When problems in the subprime mortgage market erupted into a full financial catastrophe last year, conventional wisdom suggested that property and casualty (P&C) insurance companies would suffer. The culprit, many believed, would not be investments in mortgage-backed securities (MBS) like the life insurers. Rather, it would be the possibility of slipped bond ratings because of problems with bond insurers, ultimately lowering the value of the bonds held in P&C investment portfolios. The increase in insured losses as a direct result of subprime and the ensuing credit crunch would certainly drive P&C companies to have poor returns, the thinking continued. Even at the mid-point of 2008, talk of a turn in the market began to percolate.
Today, however, we can see that the worst-case scenarios imagined in 2008 did not transpire. (Re)insurers did lose a considerable amount of capital — 18 percent to 20 percent, as measured by the Guy Carpenter Global Reinsurance Composite — but, aside from a few casualties, the stability of the industry was never truly threatened.
We’ve seen double digit rate increases in Financial Institution (FI), Professional Indemnity (PI), Directors & Officers (D&O), Surety/Trade Credit, and Political Risk, but rates have remained relatively stable in other lines of business. The rate increases occurred mainly because of poor loss experiences in specific lines, though a reinsurance capacity crunch may also be a contributing factor.
In Europe, we’ve seen several major reinsurers withdraw or cut back significantly on financial lines (D&O and PI) liability treaties. The timing of this is surprising in some cases, as most of these treaties are on a risks-attaching basis — i.e., these reinsurers are left with paying the claims of 2007 and 2008 but receiving none of the upside of rate increases and tightening of terms seen in this year (and probably in 2010). Granted, most of the relationships abandoned had been long-standing, and reinsurers and insurers alike had benefited from years of profitable results. Nonetheless, the withdrawal of these major reinsurers has had an impact on the amount of capacity available. This “reinsurance capacity crunch” has led to insurers finding themselves with larger net retained lines which, in turn, should result in smaller overall lines offered by insurers on given risks compared to recent years.
Countering this “downsizing” is the emergence of new carriers looking to take advantage of the anticipated sellers’ market.
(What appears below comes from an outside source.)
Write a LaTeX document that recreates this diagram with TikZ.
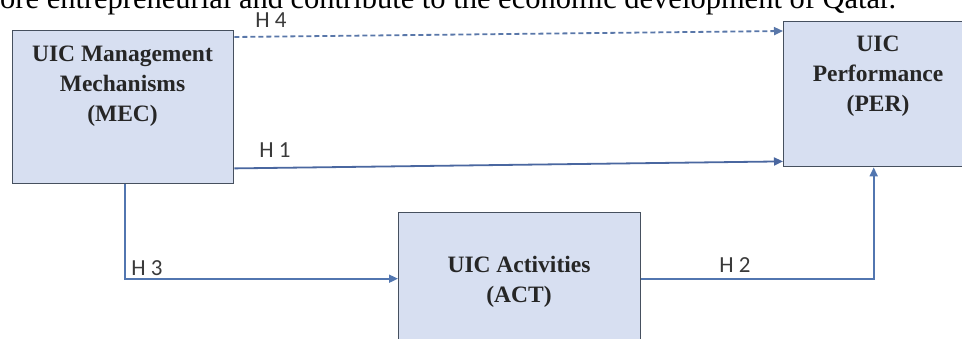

Underwriters from established market leaders who have been weakened financially due to their involvement with mortgage-backed securities, have sought greener pastures and are now employed by these new carriers. Once again, the reinsurance capacity crunch has kept available line sizes in check. However, the emergence of these new markets may also be slowing the market’s turn through the simple economic principle of supply and demand.
The lack of claims outside FI and Trade lines has delayed a substantial increase in pricing for European carriers. Average incurred loss ratios for Commercial D&O, Commercial PI, and General Liability (GL) has been far below expectations in Europe since 2002. But, will this trend of relatively benign claims activity in these lines of business continue?
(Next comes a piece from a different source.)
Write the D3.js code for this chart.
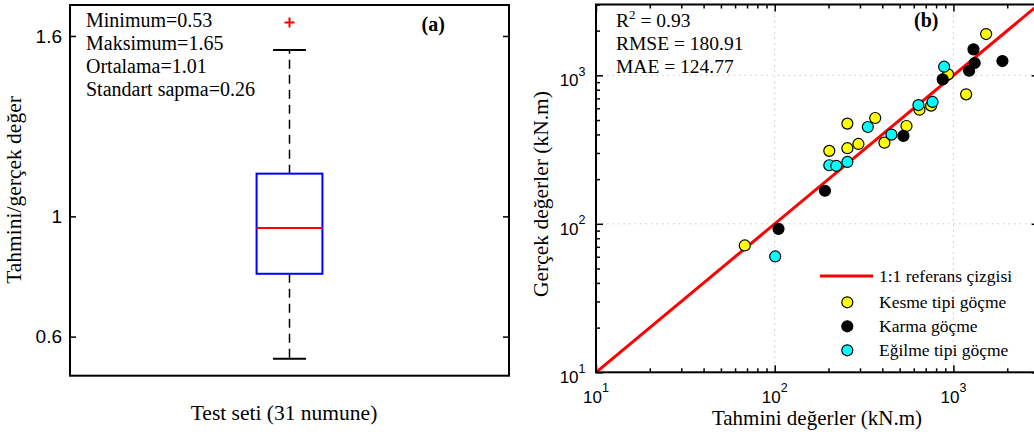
<html>
<head>
  <title>Tahmini / gercek deger</title>
  <script src="https://d3js.org/d3.v7.min.js"></script>
  <style>
    body { margin: 0; background: #fff; }
    .serif { font-family: "Liberation Serif", "Times New Roman", serif; }
    .sans { font-family: "Liberation Sans", Arial, sans-serif; }
    .axis .domain { stroke: none; }
    .axis line { stroke: #000; stroke-width: 1.5px; }
    .grid { stroke: #c8c8c8; stroke-width: 1px; stroke-dasharray: 1.5,4; }
  </style>
</head>
<body>
  <svg id="chart" width="1034" height="436"></svg>
  <script>
    // ---- panel (a): ratio boxplot ----
    const statLines = ["Minimum=0.53", "Maksimum=1.65", "Ortalama=1.01", "Standart sapma=0.26"];
    // lower whisker, q1, median, q3, upper whisker
    const boxValues = [0.526, 0.809, 0.961, 1.142, 1.553];
    const outliers = [1.645];
    const ratioTicks = [0.6, 1, 1.6];

    // ---- panel (b): predicted vs actual (kN.m) ----
    const seriesNames = ["Kesme tipi göçme", "Karma göçme", "Eğilme tipi göçme"];
    const seriesColors = ["#ffff00", "#000000", "#00ffff"];
    const kesmePred = [68, 202, 255, 255, 294, 365, 411, 546, 646, 750, 933, 1178, 1524];
    const kesmeReal = [71.5, 310, 473, 323, 345, 516, 352, 456, 587, 625, 1016, 745, 1897];
    const karmaPred = [105, 191, 525, 871, 1224, 1315, 1295, 1880];
    const karmaReal = [92.5, 167, 391, 940, 1074, 1211, 1496, 1248];
    const egilmePred = [100.6, 202, 221, 255, 332, 450, 637, 764, 887];
    const egilmeReal = [60.3, 248, 246, 261, 449, 399, 631, 662, 1143];
    const statsB = ["RMSE = 180.91", "MAE = 124.77"];
    const logMajor = [10, 100, 1000];

    const svg = d3.select("#chart");

    // ================= panel (a) =================
    const pa = {left: 70, right: 509, top: 5, bottom: 375.7};
    const yRatio = d3.scaleLinear().domain([0.47, 1.703]).range([pa.bottom, pa.top]);
    const xRatio = d3.scaleLinear().domain([0.5, 1.5]).range([pa.left, pa.right]);
    const panelA = svg.append("g").attr("id", "panelA");

    panelA.append("g").attr("class", "axis sans")
        .attr("transform", `translate(${pa.left},0)`)
        .call(d3.axisLeft(yRatio).tickValues(ratioTicks).tickSize(-6).tickPadding(8).tickFormat(d => d))
        .selectAll("text").style("font-size", "19px").attr("fill", "#000");
    panelA.append("g").attr("class", "axis")
        .attr("transform", `translate(${pa.right},0)`)
        .call(d3.axisRight(yRatio).tickValues(ratioTicks).tickSize(-6).tickFormat(""));

    const bx = xRatio(1);
    const halfBox = xRatio(1.075) - bx;
    const halfCap = halfBox / 2;
    // whiskers
    [[boxValues[3], boxValues[4]], [boxValues[1], boxValues[0]]].forEach(w => {
        panelA.append("line")
            .attr("x1", bx).attr("x2", bx)
            .attr("y1", yRatio(w[0])).attr("y2", yRatio(w[1]))
            .attr("stroke", "#000").attr("stroke-width", 1.5)
            .attr("stroke-dasharray", "9,6");
    });
    [boxValues[0], boxValues[4]].forEach(v => {
        panelA.append("line")
            .attr("x1", bx - halfCap).attr("x2", bx + halfCap)
            .attr("y1", yRatio(v)).attr("y2", yRatio(v))
            .attr("stroke", "#000").attr("stroke-width", 2);
    });
    panelA.append("rect")
        .attr("x", bx - halfBox).attr("width", 2 * halfBox)
        .attr("y", yRatio(boxValues[3]))
        .attr("height", yRatio(boxValues[1]) - yRatio(boxValues[3]))
        .attr("fill", "none").attr("stroke", "#0000ff").attr("stroke-width", 2);
    panelA.append("line")
        .attr("x1", bx - halfBox).attr("x2", bx + halfBox)
        .attr("y1", yRatio(boxValues[2])).attr("y2", yRatio(boxValues[2]))
        .attr("stroke", "#ff0000").attr("stroke-width", 2);
    outliers.forEach(o => {
        const oy = yRatio(o);
        panelA.append("path")
            .attr("d", `M${bx - 5},${oy}H${bx + 5}M${bx},${oy - 5}V${oy + 5}`)
            .attr("stroke", "#ff0000").attr("stroke-width", 2);
    });

    panelA.append("rect")
        .attr("x", pa.left).attr("y", pa.top)
        .attr("width", pa.right - pa.left).attr("height", pa.bottom - pa.top)
        .attr("fill", "none").attr("stroke", "#000").attr("stroke-width", 2);

    panelA.selectAll("text.stat").data(statLines).join("text")
        .attr("class", "stat serif")
        .attr("x", 86).attr("y", (d, i) => 26.5 + i * 23)
        .style("font-size", "20px").text(d => d);
    panelA.append("text").attr("class", "serif")
        .attr("x", 421.5).attr("y", 30.5)
        .style("font-size", "20px").style("font-weight", "bold").text("(a)");
    panelA.append("text").attr("class", "serif")
        .attr("x", 284).attr("y", 420).attr("text-anchor", "middle")
        .style("font-size", "21.5px").text("Test seti (31 numune)");
    panelA.append("text").attr("class", "serif")
        .attr("transform", "translate(21,190) rotate(-90)")
        .attr("text-anchor", "middle")
        .style("font-size", "21.5px").text("Tahmini/gerçek değer");

    // ================= panel (b) =================
    const pb = {left: 596, right: 1038.7, top: 4.5, bottom: 372.3};
    const xLog = d3.scaleLog().domain([10, 3000]).range([pb.left, pb.right]);
    const yLog = d3.scaleLog().domain([10, 3000]).range([pb.bottom, pb.top]);
    const panelB = svg.append("g").attr("id", "panelB");
    const minorTicks = xLog.ticks().filter(t => !logMajor.includes(t));

    // grid
    logMajor.slice(1).forEach(v => {
        panelB.append("line").attr("class", "grid")
            .attr("x1", xLog(v)).attr("x2", xLog(v)).attr("y1", pb.top).attr("y2", pb.bottom);
        panelB.append("line").attr("class", "grid")
            .attr("x1", pb.left).attr("x2", pb.right).attr("y1", yLog(v)).attr("y2", yLog(v));
    });

    // ticks on four sides
    const tickSets = [[logMajor, 7], [minorTicks, 4]];
    tickSets.forEach(([vals, len]) => {
        panelB.append("g").attr("class", "axis")
            .attr("transform", `translate(0,${pb.bottom})`)
            .call(d3.axisBottom(xLog).tickValues(vals).tickSize(-len).tickFormat(""));
        panelB.append("g").attr("class", "axis")
            .attr("transform", `translate(0,${pb.top})`)
            .call(d3.axisTop(xLog).tickValues(vals).tickSize(-len).tickFormat(""));
        panelB.append("g").attr("class", "axis")
            .attr("transform", `translate(${pb.left},0)`)
            .call(d3.axisLeft(yLog).tickValues(vals).tickSize(-len).tickFormat(""));
        panelB.append("g").attr("class", "axis")
            .attr("transform", `translate(${pb.right},0)`)
            .call(d3.axisRight(yLog).tickValues(vals).tickSize(-len).tickFormat(""));
    });

    // power-of-ten labels
    function powerLabel(g, v) {
        g.append("tspan").text("10");
        g.append("tspan").attr("dy", -10.5).style("font-size", "12.5px").text(Math.round(Math.log10(v)));
    }
    logMajor.forEach(v => {
        const tb = panelB.append("text").attr("class", "sans")
            .attr("x", xLog(v)).attr("y", 402.5).attr("text-anchor", "middle")
            .style("font-size", "17px");
        powerLabel(tb, v);
        const tl = panelB.append("text").attr("class", "sans")
            .attr("x", 585.5).attr("y", yLog(v) + 11).attr("text-anchor", "end")
            .style("font-size", "17px");
        powerLabel(tl, v);
    });

    // 1:1 line
    panelB.append("line")
        .attr("x1", xLog(10)).attr("y1", yLog(10))
        .attr("x2", xLog(3000)).attr("y2", yLog(3000))
        .attr("stroke", "#ff0000").attr("stroke-width", 3);

    // points
    const series = [[kesmePred, kesmeReal], [karmaPred, karmaReal], [egilmePred, egilmeReal]];
    series.forEach(([px, py], s) => {
        panelB.append("g").selectAll("circle").data(px).join("circle")
            .attr("cx", d => xLog(d))
            .attr("cy", (d, i) => yLog(py[i]))
            .attr("r", 5.5)
            .attr("fill", seriesColors[s])
            .attr("stroke", "#000").attr("stroke-width", 1.2);
    });

    panelB.append("rect")
        .attr("x", pb.left).attr("y", pb.top)
        .attr("width", pb.right - pb.left).attr("height", pb.bottom - pb.top)
        .attr("fill", "none").attr("stroke", "#000").attr("stroke-width", 2);

    // stats text
    const r2 = panelB.append("text").attr("class", "serif")
        .attr("x", 616).attr("y", 27).style("font-size", "19.5px");
    r2.append("tspan").text("R");
    r2.append("tspan").attr("dy", -8).style("font-size", "13px").text("2");
    r2.append("tspan").attr("dy", 8).text(" = 0.93");
    panelB.selectAll("text.statb").data(statsB).join("text")
        .attr("class", "statb serif")
        .attr("x", 616).attr("y", (d, i) => 50 + i * 23)
        .style("font-size", "19.5px").text(d => d);
    panelB.append("text").attr("class", "serif")
        .attr("x", 914).attr("y", 27)
        .style("font-size", "20px").style("font-weight", "bold").text("(b)");

    // legend
    const legend = panelB.append("g").attr("id", "legend");
    legend.append("line")
        .attr("x1", 820).attr("x2", 873).attr("y1", 276).attr("y2", 276)
        .attr("stroke", "#ff0000").attr("stroke-width", 3);
    legend.append("text").attr("class", "serif")
        .attr("x", 879).attr("y", 282).style("font-size", "17.5px").text("1:1 referans çizgisi");
    seriesNames.forEach((name, i) => {
        const ly = 302.3 + i * 24;
        legend.append("circle")
            .attr("cx", 847.3).attr("cy", ly).attr("r", 5.5)
            .attr("fill", seriesColors[i]).attr("stroke", "#000").attr("stroke-width", 1.2);
        legend.append("text").attr("class", "serif")
            .attr("x", 879).attr("y", ly + 6).style("font-size", "17.5px").text(name);
    });

    // axis titles
    panelB.append("text").attr("class", "serif")
        .attr("x", 817).attr("y", 424.5).attr("text-anchor", "middle")
        .style("font-size", "21px").text("Tahmini değerler (kN.m)");
    panelB.append("text").attr("class", "serif")
        .attr("transform", "translate(548,194) rotate(-90)")
        .attr("text-anchor", "middle")
        .style("font-size", "21.5px").text("Gerçek değerler (kN.m)");
  </script>
</body>
</html>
Some economic indicators seem to point toward an increase in claims frequency. Foremost among these are the increase in expected corporate insolvencies. Traditionally, insolvencies have driven D&O claims. So the indication is that the insurance industry should experience an increase in D&O claims in 2009 and 2010. Additionally, we expect that many of these insolvencies would be in the small-to medium-sized enterprises segment of the business, which has historically been profitable. On the PI side, advisors are often brought into lawsuits when the companies they were advising become insolvent.
Insolvencies are just one economic indicator that more claims are on the horizon. It is commonly thought that people are more likely to sue in poor economic times. As unemployment rates rise, people may try to use recent changes in employment law to sue their former employers for wrongful termination. In certain situations, indemnity may not result from the claims, but significant legal expenses will still need to be paid.
Reinsurers have cited the potential for increased claims notices given the economic climate during the 2009 renewals, and concerns have arisen for January 1, 2010, as well. Pushes for significant rate increases and tighter terms have been delayed, though, as profitability in recent years and a clear lack of claims activity made it difficult for reinsurers to justify what they sought. As we approach the next renewal, both insurers and reinsurers are wondering if the claims lag has finally caught up. If so, the reinsurers will want their due.